▶ **WORK INSTRUCTIONS**
Transcribe the records that follow. Keep every word exactly, and drop the pictures.

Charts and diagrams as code
★ ★ ★ ★ ★ ★ ★
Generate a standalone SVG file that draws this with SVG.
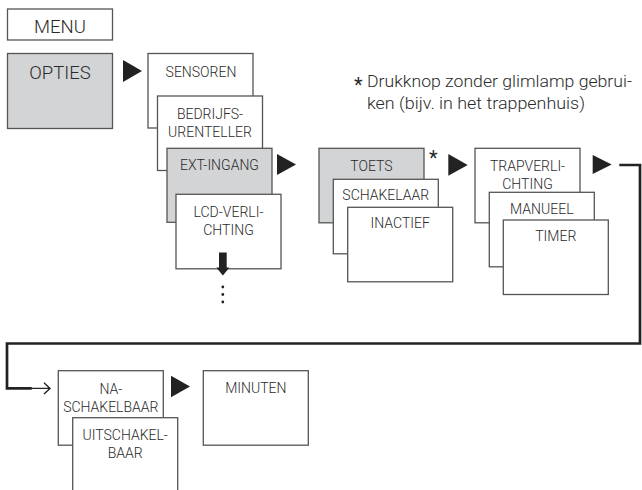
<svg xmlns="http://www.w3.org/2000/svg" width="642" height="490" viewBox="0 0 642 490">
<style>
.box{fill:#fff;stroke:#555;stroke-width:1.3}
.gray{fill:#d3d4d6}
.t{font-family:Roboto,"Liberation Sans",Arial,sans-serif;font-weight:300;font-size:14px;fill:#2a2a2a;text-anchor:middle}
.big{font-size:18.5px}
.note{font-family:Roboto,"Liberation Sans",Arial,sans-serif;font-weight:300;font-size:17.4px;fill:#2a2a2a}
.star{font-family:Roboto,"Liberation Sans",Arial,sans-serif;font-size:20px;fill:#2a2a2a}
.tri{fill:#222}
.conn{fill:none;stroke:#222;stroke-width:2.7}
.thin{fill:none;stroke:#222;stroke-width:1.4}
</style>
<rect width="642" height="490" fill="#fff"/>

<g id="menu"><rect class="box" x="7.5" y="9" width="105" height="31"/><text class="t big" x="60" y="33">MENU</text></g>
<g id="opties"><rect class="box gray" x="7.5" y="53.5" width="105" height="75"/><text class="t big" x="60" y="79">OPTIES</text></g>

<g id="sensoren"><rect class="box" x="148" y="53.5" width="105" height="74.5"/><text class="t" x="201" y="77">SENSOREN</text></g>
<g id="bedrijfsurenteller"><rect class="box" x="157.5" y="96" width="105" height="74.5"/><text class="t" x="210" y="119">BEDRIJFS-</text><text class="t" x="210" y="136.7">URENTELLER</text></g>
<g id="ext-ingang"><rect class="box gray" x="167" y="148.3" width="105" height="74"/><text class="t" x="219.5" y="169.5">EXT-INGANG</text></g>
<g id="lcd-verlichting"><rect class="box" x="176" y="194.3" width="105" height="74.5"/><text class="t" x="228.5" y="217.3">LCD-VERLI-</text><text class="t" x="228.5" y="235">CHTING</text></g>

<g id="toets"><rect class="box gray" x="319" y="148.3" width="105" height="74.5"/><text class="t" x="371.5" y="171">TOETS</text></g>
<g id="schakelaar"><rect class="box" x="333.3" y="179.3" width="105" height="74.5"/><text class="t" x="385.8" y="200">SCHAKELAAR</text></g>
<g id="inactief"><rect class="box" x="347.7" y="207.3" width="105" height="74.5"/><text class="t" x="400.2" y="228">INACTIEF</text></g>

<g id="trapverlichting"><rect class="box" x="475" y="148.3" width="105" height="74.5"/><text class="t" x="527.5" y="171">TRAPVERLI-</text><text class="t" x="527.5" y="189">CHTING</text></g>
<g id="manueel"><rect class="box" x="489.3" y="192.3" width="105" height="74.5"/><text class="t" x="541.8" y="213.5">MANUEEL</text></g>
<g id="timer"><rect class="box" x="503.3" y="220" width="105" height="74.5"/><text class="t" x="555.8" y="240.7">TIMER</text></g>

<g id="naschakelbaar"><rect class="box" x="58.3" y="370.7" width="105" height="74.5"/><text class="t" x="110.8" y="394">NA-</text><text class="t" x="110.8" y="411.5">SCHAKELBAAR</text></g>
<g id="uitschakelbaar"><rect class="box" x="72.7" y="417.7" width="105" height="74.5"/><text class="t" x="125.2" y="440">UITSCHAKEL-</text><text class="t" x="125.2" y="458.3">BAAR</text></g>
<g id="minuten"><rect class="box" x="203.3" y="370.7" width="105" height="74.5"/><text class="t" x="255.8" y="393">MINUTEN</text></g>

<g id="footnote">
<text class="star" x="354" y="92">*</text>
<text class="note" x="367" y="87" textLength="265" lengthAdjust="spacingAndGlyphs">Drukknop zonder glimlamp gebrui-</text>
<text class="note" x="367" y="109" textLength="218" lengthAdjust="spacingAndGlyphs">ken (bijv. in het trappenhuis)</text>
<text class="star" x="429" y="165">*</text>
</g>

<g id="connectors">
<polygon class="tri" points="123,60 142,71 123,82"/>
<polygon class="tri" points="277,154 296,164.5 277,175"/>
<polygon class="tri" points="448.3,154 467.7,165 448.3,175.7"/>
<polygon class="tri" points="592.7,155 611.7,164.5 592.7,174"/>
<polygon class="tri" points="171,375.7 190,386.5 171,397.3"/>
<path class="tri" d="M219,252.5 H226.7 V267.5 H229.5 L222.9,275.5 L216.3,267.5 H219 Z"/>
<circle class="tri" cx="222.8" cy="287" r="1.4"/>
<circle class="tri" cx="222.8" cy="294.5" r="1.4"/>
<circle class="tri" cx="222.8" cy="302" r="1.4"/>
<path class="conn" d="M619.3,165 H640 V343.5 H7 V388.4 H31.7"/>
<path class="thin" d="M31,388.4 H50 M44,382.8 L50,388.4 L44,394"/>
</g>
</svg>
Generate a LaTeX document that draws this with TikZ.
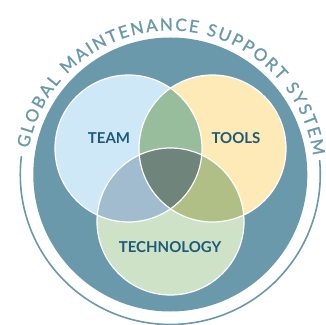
★ ★ ★ ★ ★ ★ ★
▶ **COMPLETED EXERCISE**
Generate a standalone SVG file that draws this with SVG.
<svg xmlns="http://www.w3.org/2000/svg" width="642" height="490" viewBox="0 0 642 490">
<style>
.box{fill:#fff;stroke:#555;stroke-width:1.3}
.gray{fill:#d3d4d6}
.t{font-family:Roboto,"Liberation Sans",Arial,sans-serif;font-weight:300;font-size:14px;fill:#2a2a2a;text-anchor:middle}
.big{font-size:18.5px}
.note{font-family:Roboto,"Liberation Sans",Arial,sans-serif;font-weight:300;font-size:17.4px;fill:#2a2a2a}
.star{font-family:Roboto,"Liberation Sans",Arial,sans-serif;font-size:20px;fill:#2a2a2a}
.tri{fill:#222}
.conn{fill:none;stroke:#222;stroke-width:2.7}
.thin{fill:none;stroke:#222;stroke-width:1.4}
</style>
<rect width="642" height="490" fill="#fff"/>

<g id="menu"><rect class="box" x="7.5" y="9" width="105" height="31"/><text class="t big" x="60" y="33">MENU</text></g>
<g id="opties"><rect class="box gray" x="7.5" y="53.5" width="105" height="75"/><text class="t big" x="60" y="79">OPTIES</text></g>

<g id="sensoren"><rect class="box" x="148" y="53.5" width="105" height="74.5"/><text class="t" x="201" y="77">SENSOREN</text></g>
<g id="bedrijfsurenteller"><rect class="box" x="157.5" y="96" width="105" height="74.5"/><text class="t" x="210" y="119">BEDRIJFS-</text><text class="t" x="210" y="136.7">URENTELLER</text></g>
<g id="ext-ingang"><rect class="box gray" x="167" y="148.3" width="105" height="74"/><text class="t" x="219.5" y="169.5">EXT-INGANG</text></g>
<g id="lcd-verlichting"><rect class="box" x="176" y="194.3" width="105" height="74.5"/><text class="t" x="228.5" y="217.3">LCD-VERLI-</text><text class="t" x="228.5" y="235">CHTING</text></g>

<g id="toets"><rect class="box gray" x="319" y="148.3" width="105" height="74.5"/><text class="t" x="371.5" y="171">TOETS</text></g>
<g id="schakelaar"><rect class="box" x="333.3" y="179.3" width="105" height="74.5"/><text class="t" x="385.8" y="200">SCHAKELAAR</text></g>
<g id="inactief"><rect class="box" x="347.7" y="207.3" width="105" height="74.5"/><text class="t" x="400.2" y="228">INACTIEF</text></g>

<g id="trapverlichting"><rect class="box" x="475" y="148.3" width="105" height="74.5"/><text class="t" x="527.5" y="171">TRAPVERLI-</text><text class="t" x="527.5" y="189">CHTING</text></g>
<g id="manueel"><rect class="box" x="489.3" y="192.3" width="105" height="74.5"/><text class="t" x="541.8" y="213.5">MANUEEL</text></g>
<g id="timer"><rect class="box" x="503.3" y="220" width="105" height="74.5"/><text class="t" x="555.8" y="240.7">TIMER</text></g>

<g id="naschakelbaar"><rect class="box" x="58.3" y="370.7" width="105" height="74.5"/><text class="t" x="110.8" y="394">NA-</text><text class="t" x="110.8" y="411.5">SCHAKELBAAR</text></g>
<g id="uitschakelbaar"><rect class="box" x="72.7" y="417.7" width="105" height="74.5"/><text class="t" x="125.2" y="440">UITSCHAKEL-</text><text class="t" x="125.2" y="458.3">BAAR</text></g>
<g id="minuten"><rect class="box" x="203.3" y="370.7" width="105" height="74.5"/><text class="t" x="255.8" y="393">MINUTEN</text></g>

<g id="footnote">
<text class="star" x="354" y="92">*</text>
<text class="note" x="367" y="87" textLength="265" lengthAdjust="spacingAndGlyphs">Drukknop zonder glimlamp gebrui-</text>
<text class="note" x="367" y="109" textLength="218" lengthAdjust="spacingAndGlyphs">ken (bijv. in het trappenhuis)</text>
<text class="star" x="429" y="165">*</text>
</g>

<g id="connectors">
<polygon class="tri" points="123,60 142,71 123,82"/>
<polygon class="tri" points="277,154 296,164.5 277,175"/>
<polygon class="tri" points="448.3,154 467.7,165 448.3,175.7"/>
<polygon class="tri" points="592.7,155 611.7,164.5 592.7,174"/>
<polygon class="tri" points="171,375.7 190,386.5 171,397.3"/>
<path class="tri" d="M219,252.5 H226.7 V267.5 H229.5 L222.9,275.5 L216.3,267.5 H219 Z"/>
<circle class="tri" cx="222.8" cy="287" r="1.4"/>
<circle class="tri" cx="222.8" cy="294.5" r="1.4"/>
<circle class="tri" cx="222.8" cy="302" r="1.4"/>
<path class="conn" d="M619.3,165 H640 V343.5 H7 V388.4 H31.7"/>
<path class="thin" d="M31,388.4 H50 M44,382.8 L50,388.4 L44,394"/>
</g>
</svg>
Generate a LaTeX document that draws this with TikZ.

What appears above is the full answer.